_ENTRIES SHOWN_:
[start]

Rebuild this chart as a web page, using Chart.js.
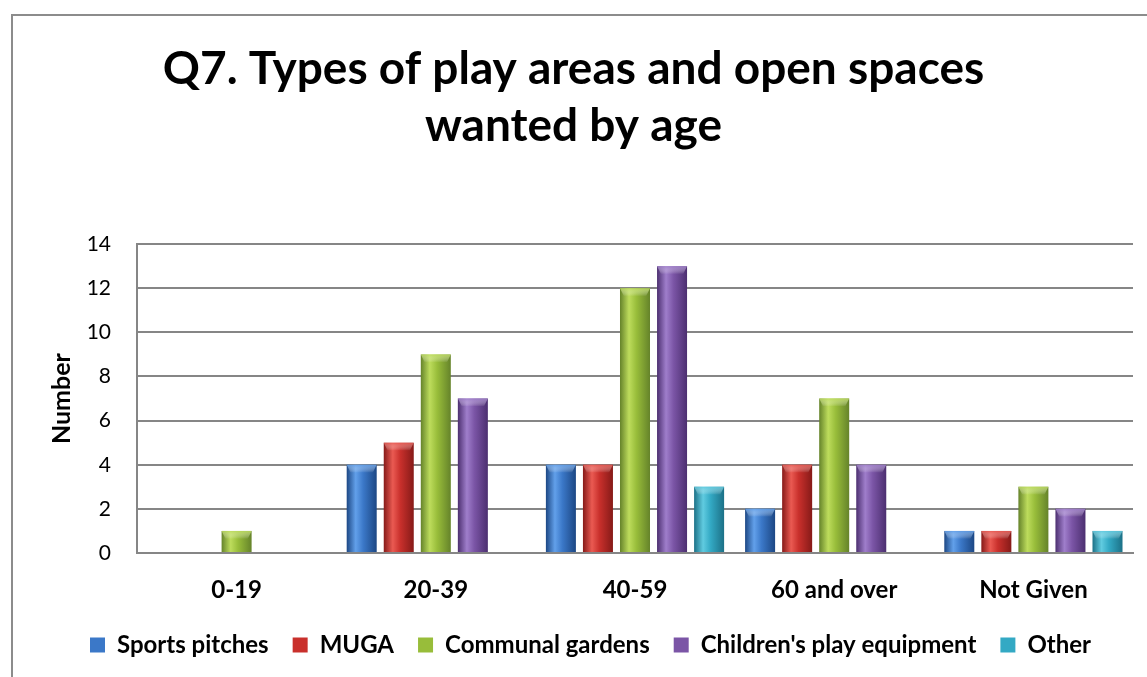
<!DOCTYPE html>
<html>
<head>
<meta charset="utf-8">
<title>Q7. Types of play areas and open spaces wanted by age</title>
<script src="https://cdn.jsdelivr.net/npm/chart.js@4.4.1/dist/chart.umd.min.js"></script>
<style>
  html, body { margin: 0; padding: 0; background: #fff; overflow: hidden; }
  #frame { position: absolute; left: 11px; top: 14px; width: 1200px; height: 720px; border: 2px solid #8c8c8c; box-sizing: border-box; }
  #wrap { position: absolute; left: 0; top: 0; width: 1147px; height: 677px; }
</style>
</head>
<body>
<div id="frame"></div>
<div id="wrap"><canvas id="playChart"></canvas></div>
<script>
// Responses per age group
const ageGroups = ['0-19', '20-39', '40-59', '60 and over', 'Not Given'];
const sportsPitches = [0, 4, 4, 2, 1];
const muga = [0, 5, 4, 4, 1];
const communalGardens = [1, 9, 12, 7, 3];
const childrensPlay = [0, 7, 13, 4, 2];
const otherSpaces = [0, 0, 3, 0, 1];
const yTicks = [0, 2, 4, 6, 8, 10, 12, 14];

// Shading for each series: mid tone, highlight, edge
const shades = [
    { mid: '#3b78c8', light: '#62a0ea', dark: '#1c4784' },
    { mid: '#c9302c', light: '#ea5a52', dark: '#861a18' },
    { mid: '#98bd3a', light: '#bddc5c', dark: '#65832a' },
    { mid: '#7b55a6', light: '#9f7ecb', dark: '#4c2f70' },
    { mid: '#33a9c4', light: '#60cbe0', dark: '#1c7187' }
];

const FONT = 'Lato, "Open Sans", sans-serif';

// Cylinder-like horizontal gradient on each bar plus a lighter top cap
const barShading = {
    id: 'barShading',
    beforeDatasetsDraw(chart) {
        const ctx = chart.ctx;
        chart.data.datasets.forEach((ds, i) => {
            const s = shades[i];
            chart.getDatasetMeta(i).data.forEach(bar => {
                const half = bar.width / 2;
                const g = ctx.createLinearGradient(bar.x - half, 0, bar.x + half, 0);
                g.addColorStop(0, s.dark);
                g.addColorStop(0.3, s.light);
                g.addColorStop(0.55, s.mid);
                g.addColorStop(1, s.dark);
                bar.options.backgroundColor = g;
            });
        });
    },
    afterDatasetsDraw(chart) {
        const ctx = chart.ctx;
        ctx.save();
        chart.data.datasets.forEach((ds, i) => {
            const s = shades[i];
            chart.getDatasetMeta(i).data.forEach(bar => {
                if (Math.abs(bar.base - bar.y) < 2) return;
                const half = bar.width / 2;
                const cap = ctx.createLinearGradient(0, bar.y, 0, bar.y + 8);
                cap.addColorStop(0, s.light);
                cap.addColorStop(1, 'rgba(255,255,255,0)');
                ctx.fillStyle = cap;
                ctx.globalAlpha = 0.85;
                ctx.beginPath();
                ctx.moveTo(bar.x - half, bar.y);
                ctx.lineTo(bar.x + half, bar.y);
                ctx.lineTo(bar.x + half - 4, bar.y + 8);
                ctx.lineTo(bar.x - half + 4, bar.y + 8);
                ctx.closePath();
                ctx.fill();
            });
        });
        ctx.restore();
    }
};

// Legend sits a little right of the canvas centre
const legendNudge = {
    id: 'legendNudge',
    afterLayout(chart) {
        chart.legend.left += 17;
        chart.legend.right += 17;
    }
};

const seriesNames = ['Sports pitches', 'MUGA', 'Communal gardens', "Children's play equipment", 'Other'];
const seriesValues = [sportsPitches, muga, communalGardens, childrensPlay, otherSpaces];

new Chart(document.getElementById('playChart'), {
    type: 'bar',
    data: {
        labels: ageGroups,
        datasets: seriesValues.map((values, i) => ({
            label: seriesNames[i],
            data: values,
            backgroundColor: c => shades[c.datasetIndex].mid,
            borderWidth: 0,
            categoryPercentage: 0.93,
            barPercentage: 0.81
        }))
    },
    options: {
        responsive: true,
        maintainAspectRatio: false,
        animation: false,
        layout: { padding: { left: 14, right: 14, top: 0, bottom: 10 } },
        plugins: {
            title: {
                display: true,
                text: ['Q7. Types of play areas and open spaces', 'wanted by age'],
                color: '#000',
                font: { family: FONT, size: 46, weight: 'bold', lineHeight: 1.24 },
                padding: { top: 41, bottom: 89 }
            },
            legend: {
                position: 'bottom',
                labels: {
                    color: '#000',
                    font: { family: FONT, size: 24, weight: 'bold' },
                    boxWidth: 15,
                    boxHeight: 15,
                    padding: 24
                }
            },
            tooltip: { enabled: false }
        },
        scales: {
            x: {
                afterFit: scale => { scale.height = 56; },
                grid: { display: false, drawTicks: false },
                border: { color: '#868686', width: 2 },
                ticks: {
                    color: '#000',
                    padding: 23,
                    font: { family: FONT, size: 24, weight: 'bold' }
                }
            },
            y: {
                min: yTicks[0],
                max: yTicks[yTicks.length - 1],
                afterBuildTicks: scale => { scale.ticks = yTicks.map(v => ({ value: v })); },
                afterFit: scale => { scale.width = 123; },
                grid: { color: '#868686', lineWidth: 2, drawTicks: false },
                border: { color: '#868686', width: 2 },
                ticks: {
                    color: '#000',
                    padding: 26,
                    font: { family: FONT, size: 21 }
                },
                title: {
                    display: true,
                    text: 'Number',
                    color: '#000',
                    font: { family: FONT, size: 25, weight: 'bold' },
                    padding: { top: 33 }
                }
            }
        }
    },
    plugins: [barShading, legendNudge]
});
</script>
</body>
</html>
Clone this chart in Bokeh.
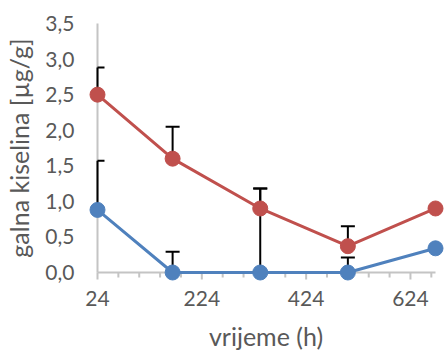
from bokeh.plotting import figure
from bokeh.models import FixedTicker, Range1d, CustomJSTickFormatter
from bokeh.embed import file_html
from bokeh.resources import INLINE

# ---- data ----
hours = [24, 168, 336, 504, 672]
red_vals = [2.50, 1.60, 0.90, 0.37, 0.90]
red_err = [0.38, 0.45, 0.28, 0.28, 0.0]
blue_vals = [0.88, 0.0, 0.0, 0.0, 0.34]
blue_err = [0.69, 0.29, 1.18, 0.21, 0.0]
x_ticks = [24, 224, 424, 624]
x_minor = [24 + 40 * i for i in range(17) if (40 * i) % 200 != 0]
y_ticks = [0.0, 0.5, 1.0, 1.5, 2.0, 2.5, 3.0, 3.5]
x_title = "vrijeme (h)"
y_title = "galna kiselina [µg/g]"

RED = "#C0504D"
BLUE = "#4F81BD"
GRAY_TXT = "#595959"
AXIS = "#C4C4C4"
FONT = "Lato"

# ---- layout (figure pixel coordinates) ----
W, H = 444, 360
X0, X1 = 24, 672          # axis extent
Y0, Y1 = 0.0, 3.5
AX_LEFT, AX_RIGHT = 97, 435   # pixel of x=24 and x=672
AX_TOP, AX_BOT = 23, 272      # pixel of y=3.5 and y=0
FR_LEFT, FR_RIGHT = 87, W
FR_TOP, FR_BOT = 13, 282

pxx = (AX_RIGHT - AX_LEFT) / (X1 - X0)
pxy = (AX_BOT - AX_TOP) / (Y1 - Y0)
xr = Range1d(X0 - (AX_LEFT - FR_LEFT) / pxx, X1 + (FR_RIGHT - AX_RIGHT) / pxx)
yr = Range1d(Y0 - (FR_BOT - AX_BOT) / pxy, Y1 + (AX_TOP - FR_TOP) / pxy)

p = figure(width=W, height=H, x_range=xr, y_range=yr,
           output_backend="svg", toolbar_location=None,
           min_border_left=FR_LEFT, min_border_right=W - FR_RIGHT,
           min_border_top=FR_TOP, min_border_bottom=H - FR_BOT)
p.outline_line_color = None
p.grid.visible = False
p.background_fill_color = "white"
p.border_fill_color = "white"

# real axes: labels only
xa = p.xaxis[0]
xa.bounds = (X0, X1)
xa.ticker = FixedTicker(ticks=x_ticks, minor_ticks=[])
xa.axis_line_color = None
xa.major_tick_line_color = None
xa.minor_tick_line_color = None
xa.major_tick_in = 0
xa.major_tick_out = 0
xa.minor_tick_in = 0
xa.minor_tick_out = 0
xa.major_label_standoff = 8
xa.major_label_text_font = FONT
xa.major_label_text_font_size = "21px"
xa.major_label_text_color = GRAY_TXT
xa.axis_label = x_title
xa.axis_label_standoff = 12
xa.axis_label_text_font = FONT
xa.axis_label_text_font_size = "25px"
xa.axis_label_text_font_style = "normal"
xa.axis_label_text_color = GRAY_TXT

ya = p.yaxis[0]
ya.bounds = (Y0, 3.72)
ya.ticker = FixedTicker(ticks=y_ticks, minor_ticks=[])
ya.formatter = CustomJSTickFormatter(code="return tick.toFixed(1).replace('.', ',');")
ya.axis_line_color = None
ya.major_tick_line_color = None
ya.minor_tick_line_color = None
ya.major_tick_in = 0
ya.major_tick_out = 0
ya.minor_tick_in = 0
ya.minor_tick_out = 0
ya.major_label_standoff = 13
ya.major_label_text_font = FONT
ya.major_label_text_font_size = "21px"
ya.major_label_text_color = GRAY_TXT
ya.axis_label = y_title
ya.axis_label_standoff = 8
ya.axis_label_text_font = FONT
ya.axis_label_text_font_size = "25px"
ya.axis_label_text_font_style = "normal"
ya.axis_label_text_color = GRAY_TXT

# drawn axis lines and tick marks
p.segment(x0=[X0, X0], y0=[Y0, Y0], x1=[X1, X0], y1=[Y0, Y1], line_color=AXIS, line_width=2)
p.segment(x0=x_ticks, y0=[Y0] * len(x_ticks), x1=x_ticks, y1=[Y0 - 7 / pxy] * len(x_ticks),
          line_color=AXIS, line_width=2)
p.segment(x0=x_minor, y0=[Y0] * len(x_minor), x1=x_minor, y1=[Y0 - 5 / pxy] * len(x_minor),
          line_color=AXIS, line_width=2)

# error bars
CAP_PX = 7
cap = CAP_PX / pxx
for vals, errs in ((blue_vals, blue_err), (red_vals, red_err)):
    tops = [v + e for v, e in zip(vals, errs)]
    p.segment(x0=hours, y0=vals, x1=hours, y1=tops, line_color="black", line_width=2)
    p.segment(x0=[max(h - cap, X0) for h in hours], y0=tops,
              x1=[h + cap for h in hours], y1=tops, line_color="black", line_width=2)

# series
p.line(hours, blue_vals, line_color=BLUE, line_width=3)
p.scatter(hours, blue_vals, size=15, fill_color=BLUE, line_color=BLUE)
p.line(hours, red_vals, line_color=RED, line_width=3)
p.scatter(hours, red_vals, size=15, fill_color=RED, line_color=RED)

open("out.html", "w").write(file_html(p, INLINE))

[end]

_EXERCISE_: Skip all pictures. Retype exactly the span whose first line is the one with "Clone this chart in Bokeh." and whose last line is the one with "xa.axis_label_text_color = GRAY_TXT".

_SOLUTION TO THIS TASK_:
Clone this chart in Bokeh.
from bokeh.plotting import figure
from bokeh.models import FixedTicker, Range1d, CustomJSTickFormatter
from bokeh.embed import file_html
from bokeh.resources import INLINE

# ---- data ----
hours = [24, 168, 336, 504, 672]
red_vals = [2.50, 1.60, 0.90, 0.37, 0.90]
red_err = [0.38, 0.45, 0.28, 0.28, 0.0]
blue_vals = [0.88, 0.0, 0.0, 0.0, 0.34]
blue_err = [0.69, 0.29, 1.18, 0.21, 0.0]
x_ticks = [24, 224, 424, 624]
x_minor = [24 + 40 * i for i in range(17) if (40 * i) % 200 != 0]
y_ticks = [0.0, 0.5, 1.0, 1.5, 2.0, 2.5, 3.0, 3.5]
x_title = "vrijeme (h)"
y_title = "galna kiselina [µg/g]"

RED = "#C0504D"
BLUE = "#4F81BD"
GRAY_TXT = "#595959"
AXIS = "#C4C4C4"
FONT = "Lato"

# ---- layout (figure pixel coordinates) ----
W, H = 444, 360
X0, X1 = 24, 672          # axis extent
Y0, Y1 = 0.0, 3.5
AX_LEFT, AX_RIGHT = 97, 435   # pixel of x=24 and x=672
AX_TOP, AX_BOT = 23, 272      # pixel of y=3.5 and y=0
FR_LEFT, FR_RIGHT = 87, W
FR_TOP, FR_BOT = 13, 282

pxx = (AX_RIGHT - AX_LEFT) / (X1 - X0)
pxy = (AX_BOT - AX_TOP) / (Y1 - Y0)
xr = Range1d(X0 - (AX_LEFT - FR_LEFT) / pxx, X1 + (FR_RIGHT - AX_RIGHT) / pxx)
yr = Range1d(Y0 - (FR_BOT - AX_BOT) / pxy, Y1 + (AX_TOP - FR_TOP) / pxy)

p = figure(width=W, height=H, x_range=xr, y_range=yr,
           output_backend="svg", toolbar_location=None,
           min_border_left=FR_LEFT, min_border_right=W - FR_RIGHT,
           min_border_top=FR_TOP, min_border_bottom=H - FR_BOT)
p.outline_line_color = None
p.grid.visible = False
p.background_fill_color = "white"
p.border_fill_color = "white"

# real axes: labels only
xa = p.xaxis[0]
xa.bounds = (X0, X1)
xa.ticker = FixedTicker(ticks=x_ticks, minor_ticks=[])
xa.axis_line_color = None
xa.major_tick_line_color = None
xa.minor_tick_line_color = None
xa.major_tick_in = 0
xa.major_tick_out = 0
xa.minor_tick_in = 0
xa.minor_tick_out = 0
xa.major_label_standoff = 8
xa.major_label_text_font = FONT
xa.major_label_text_font_size = "21px"
xa.major_label_text_color = GRAY_TXT
xa.axis_label = x_title
xa.axis_label_standoff = 12
xa.axis_label_text_font = FONT
xa.axis_label_text_font_size = "25px"
xa.axis_label_text_font_style = "normal"
xa.axis_label_text_color = GRAY_TXT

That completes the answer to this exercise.